Normally, the terms will only be matched against the specified column. However, every FTS table has a special hidden column that has the same name as the table itself. If this column is specified in the match expression, then all of the columns will be searched. This makes it easy to construct “find all” type searches.
The FTS module is fairly advanced, and offers a large number of search options and index optimizations. If you plan on using the FTS engine in your application, I strongly suggest you spend some time reading the online documentation (http://www.sqlite.org/fts3.html). The official documentation is quite extensive and covers the more advanced search features in some detail, complete with examples.
In addition to explaining the different search patterns, the online documentation also covers index optimization and maintenance. While this level of detail isn’t always required, it can be beneficial for applications that heavily depend on FTS. The documents also explain how to provide a custom tokenizer to adapt the FTS engine to specific applications.

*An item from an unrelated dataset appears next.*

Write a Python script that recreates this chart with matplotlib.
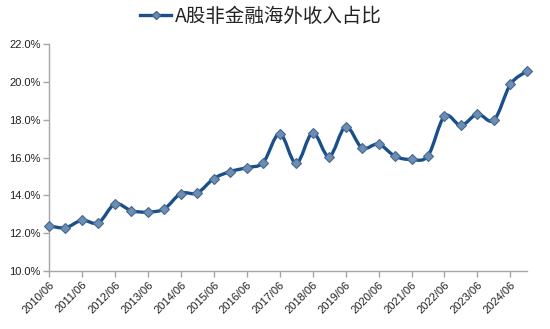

For those that want to dig even deeper, later sections of the document explain some of the internal workings of the FTS index. Information is provided on the shadow tables used by the FTS engine, as well as the process used to generate the token index. This level of knowledge isn’t required to use the FTS system, but it is extremely useful if you are looking to modify the code, or if you’re just curious about what is going on under the hood.